- Education: Cadi Ayyad University
- Alma mater: University of Nouakchott
- Awards: L'Oréal-UNESCO Women in Science Awards

= Khadijetou Lekweiry =

Mauritanian Biologist

Khadijetou Mint Lekweiry is a Mauritanian biologist and virologist, specializing in malaria transmission in her country. In 2009 Lekweiry was awarded a L'Oréal-UNESCO Women in Science Awards to support her research, related to the transmission of malaria in Nouakchott, hosted between the Institut de Recherche pour le Développement in Dakar and the University of Nouakchott Al Aasriya. Simultaneously she was pursuing her doctoral research at Cadi Ayyad University in Morocco.

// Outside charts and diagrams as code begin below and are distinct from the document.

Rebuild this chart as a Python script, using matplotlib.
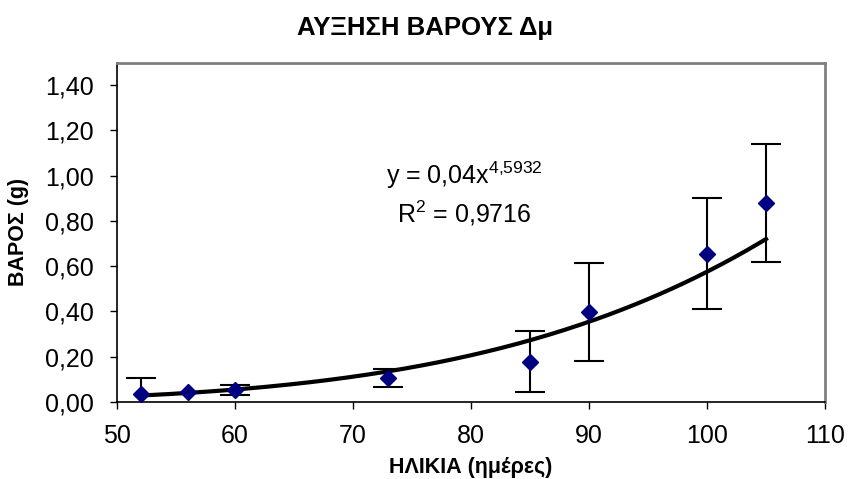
import numpy as np
import matplotlib
matplotlib.use('Agg')
import matplotlib.pyplot as plt
from matplotlib.ticker import FuncFormatter, MultipleLocator

plt.rcParams['font.family'] = ['Liberation Sans', 'DejaVu Sans']
plt.rcParams['mathtext.fontset'] = 'custom'
plt.rcParams['mathtext.rm'] = 'Liberation Sans'
plt.rcParams['mathtext.it'] = 'Liberation Sans'

# age (days) and weight (g)
age = [52, 56, 60, 73, 85, 90, 100, 105]
weight = [0.035, 0.044, 0.053, 0.106, 0.177, 0.398, 0.655, 0.88]
# no visible error bar at 56 days
weight_err = [0.07, np.nan, 0.02, 0.04, 0.135, 0.215, 0.245, 0.26]

# power trend line, as shown in the chart label
trend_exp = 4.5932
trend_at_end = 0.72

x_fit = np.linspace(age[0], age[-1], 200)
coef = trend_at_end / age[-1] ** trend_exp
y_fit = coef * x_fit ** trend_exp

fig = plt.figure(figsize=(8.5, 4.79), dpi=100)
ax = fig.add_axes([117 / 850, 1 - 402 / 479, (825 - 117) / 850, (402 - 62.5) / 479])

ax.plot(x_fit, y_fit, color='black', lw=3, zorder=2)
ax.errorbar(age, weight, yerr=weight_err, fmt='none', ecolor='black',
            elinewidth=1.5, capsize=11, capthick=1.5, zorder=3)
ax.plot(age, weight, linestyle='none', marker='D', markersize=8,
        color='#000080', zorder=4)

ax.set_xlim(50, 110)
ax.set_ylim(0, 1.5)
ax.xaxis.set_major_locator(MultipleLocator(10))
ax.set_yticks(np.arange(0, 1.41, 0.2))
ax.yaxis.set_major_formatter(FuncFormatter(lambda v, p: f'{v:.2f}'.replace('.', ',')))

for side in ['top', 'right']:
    ax.spines[side].set_color('#808080')
    ax.spines[side].set_linewidth(2)
for side in ['left', 'bottom']:
    ax.spines[side].set_color('black')
    ax.spines[side].set_linewidth(1.2)
ax.tick_params(direction='out', length=5, width=1, labelsize=18)
ax.tick_params(axis='x', pad=11)
ax.tick_params(axis='y', pad=12)

fig.text(425 / 850, 1 - 28 / 479, 'ΑΥΞΗΣΗ ΒΑΡΟΥΣ Δμ', fontsize=18.5,
         fontweight='bold', ha='center', va='center')
ax.set_xlabel('ΗΛΙΚΙΑ (ημέρες)', fontsize=15.5, fontweight='bold', labelpad=6)
ax.set_ylabel('ΒΑΡΟΣ (g)', fontsize=15.5, fontweight='bold', labelpad=11)

ax.text(79.4, 1.0, 'y = 0,04x$^{4{,}5932}$', fontsize=18, ha='center', va='center')
ax.text(79.4, 0.835, 'R$^2$ = 0,9716', fontsize=18, ha='center', va='center')

fig.savefig('out.png', dpi=100)
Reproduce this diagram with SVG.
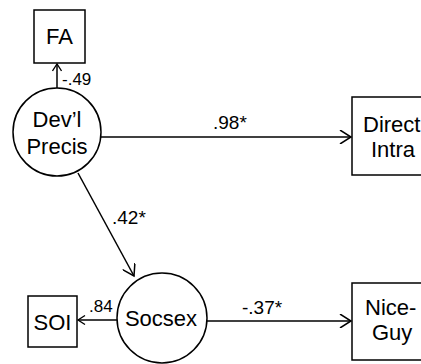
<svg xmlns="http://www.w3.org/2000/svg" width="421" height="364" viewBox="0 0 421 364">
<style>
.n{fill:#fff;stroke:#000;stroke-width:1.5}
.t{font-family:"Liberation Sans",Arial,sans-serif;font-size:22px;fill:#000}
.l{font-family:"Liberation Sans",Arial,sans-serif;font-size:19px;fill:#000}
.s{font-family:"Liberation Sans",Arial,sans-serif;font-size:17px;fill:#000}
.c{stroke:#000;stroke-width:1.5;fill:none}
</style>
<defs>
<marker id="a" markerWidth="14" markerHeight="14" refX="12" refY="7" orient="auto" markerUnits="userSpaceOnUse">
<path d="M1,0 L12,7 L1,14" fill="none" stroke="#000" stroke-width="1.5"/>
</marker>
<marker id="b" markerWidth="10" markerHeight="10" refX="8" refY="5" orient="auto" markerUnits="userSpaceOnUse">
<path d="M1,0.5 L8,5 L1,9.5" fill="none" stroke="#000" stroke-width="1.3"/>
</marker>
</defs>
<rect width="421" height="364" fill="#fff"/>
<g id="connectors">
<line class="c" x1="57" y1="88" x2="57" y2="64" marker-end="url(#b)"/>
<line class="c" x1="101" y1="137" x2="351" y2="137" marker-end="url(#a)"/>
<line class="c" x1="78" y1="173" x2="134" y2="276" marker-end="url(#a)"/>
<line class="c" x1="117" y1="320" x2="78" y2="320" marker-end="url(#b)"/>
<line class="c" x1="207" y1="321" x2="351" y2="321" marker-end="url(#a)"/>
<text class="s" x="62" y="85">-.49</text>
<text class="l" x="213" y="129">.98*</text>
<text class="l" x="112" y="224">.42*</text>
<text class="s" x="89" y="312">.84</text>
<text class="l" x="242" y="314">-.37*</text>
</g>
<g id="FA">
<rect class="n" x="34" y="10" width="51" height="53"/>
<text class="t" x="59.5" y="44" text-anchor="middle">FA</text>
</g>
<g id="DevlPrecis">
<circle class="n" cx="57" cy="132" r="44"/>
<text class="t" x="57" y="127" text-anchor="middle">Dev’l</text>
<text class="t" x="57" y="154" text-anchor="middle">Precis</text>
</g>
<g id="DirectIntra">
<rect class="n" x="352" y="97" width="75" height="78"/>
<text class="t" x="363" y="132">Direct</text>
<text class="t" x="371" y="157">Intra</text>
</g>
<g id="Socsex">
<circle class="n" cx="162" cy="318" r="45"/>
<text class="t" x="161" y="326" text-anchor="middle">Socsex</text>
</g>
<g id="SOI">
<rect class="n" x="28" y="296" width="49" height="51"/>
<text class="t" x="52.5" y="330" text-anchor="middle">SOI</text>
</g>
<g id="NiceGuy">
<rect class="n" x="352" y="283" width="75" height="77"/>
<text class="t" x="365" y="315">Nice-</text>
<text class="t" x="372" y="340">Guy</text>
</g>
</svg>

In 2015, together with a group of colleagues, Lekweiry reported that the species Aedes aegypti was seen for the first time in Mauritania. In 2019, she reported the first appearance of the Plasmodium vivax parasite in Atar, a town in the north of Mauritania.

== Selected publications ==

- Rougeron V, Elguero E, Arnathau C, Acuña Hidalgo B, Durand P, Houze S, et al. (2020) Human Plasmodium vivax diversity, population structure and evolutionary origin. PLoS Negl Trop Dis 14(3): e0008072.
- Ould Lemrabott, M.A., Le Goff, G., Kengne, P. et al. First report of Anopheles (Cellia) multicolor during a study of tolerance to salinity of Anopheles arabiensis larvae in Nouakchott, Mauritania. Parasites Vectors 13, 522 (2020)
- Khadijetou Mint Lekweiry, Mohamed Salem Ould Ahmedou Salem, Khyarhoum Ould Brahim, Mohamed Aly Ould Lemrabott, Cécile Brengues, Ousmane Faye, Frédéric Simard, Ali Ould Mohamed Salem Boukhary "Aedes aegypti (Diptera: Culicidae) in Mauritania: First Report on the Presence of the Arbovirus Mosquito Vector in Nouakchott," Journal of Medical Entomology, 52(4), 730-733
- Ould Ahmedou Salem, M.S., Mint Lekweiry, K., Bouchiba, H. et al. Characterization of Plasmodium falciparum genes associated with drug resistance in Hodh Elgharbi, a malaria hotspot near Malian–Mauritanian border. Malar J 16, 140 (2017).